New Wijiji, New Age Frontier

Mountain Fold Gallery
55 Fifth Avenue, 18th Floor, 212-255-4304
Greenwich Village
September 12 - October 11, 2008
Reception: Friday, September 12, 7 - 10 PM
Web Site


Mountain Fold is pleased to announce the exhibition “New Age Frontier”, by New Wijiji, an art collaboration of Barbara Schauwecker and Tom Hohmann. The installation consists of paintings, a canoe, and tree-loom woven cloths. It plays with the idea of a “New Age Frontier”—a fantasy world that entwines possibilities for a future landscape with visions of ancient American cities.

Drawing inspiration from “Wijiji”, among other prehistoric village sites in the Southwest and along the Mississippi valley, and from Native American spiritualist Dennison Toosie, Hohmann and Schauwecker imagine New Wijiji as a world based on ruins of pre-historic cities as well as New Age spirituality. Hohmann and Schauwecker envision this community in response to the idea that European settlers built cities throughout the American continent, their “New” world, and named them after Old World locations, while the remnants of large cities that surrounded them-very old, very mysterious, hidden in the land-were nearly invisible to them.

The installation presents an historical trace of new age culture as if viewed in a museum. The paintings suggest a new structuring of communities in the future and of how people might live in them. One painting portrays the town Moundville, an indigenous language, culture, and learning center; the University therein has a New Age recording studio that educates and provides the musician with tools to create music using the sound of nature.
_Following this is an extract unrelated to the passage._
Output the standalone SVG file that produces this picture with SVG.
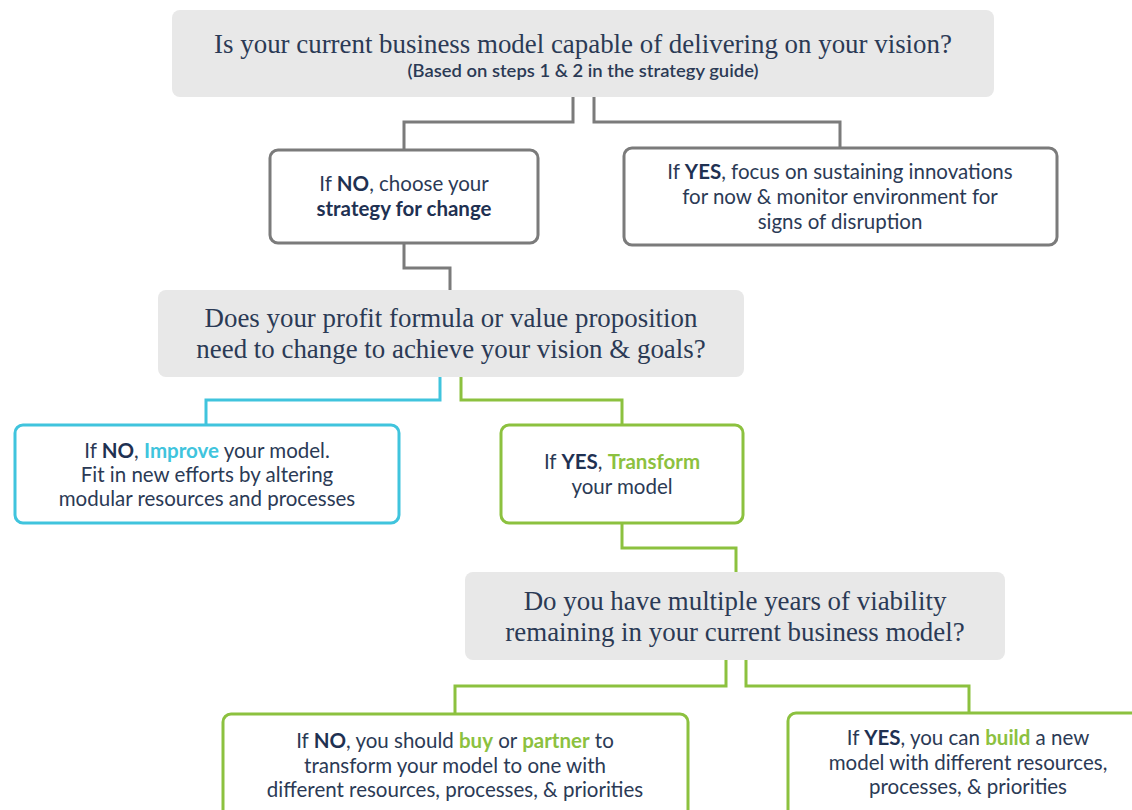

Another painting depicts a New Wijijian person running in the field with buffaloes, recording the sound of nature.

In order to work on this show, New Wijiji camped in the woods in Green County, New York. They lived outdoors during the month of August in the crook of a small stream, with a large tent for their studio. Going inward as well as exploring their surroundings, they have tried to tap into the core vibrations of all living things: in many ways, this exhibition documents their forming personal relationships with objects, symbols and rituals, as well as pursuing harmony, spirituality, enlightenment, balance and foundation in nature.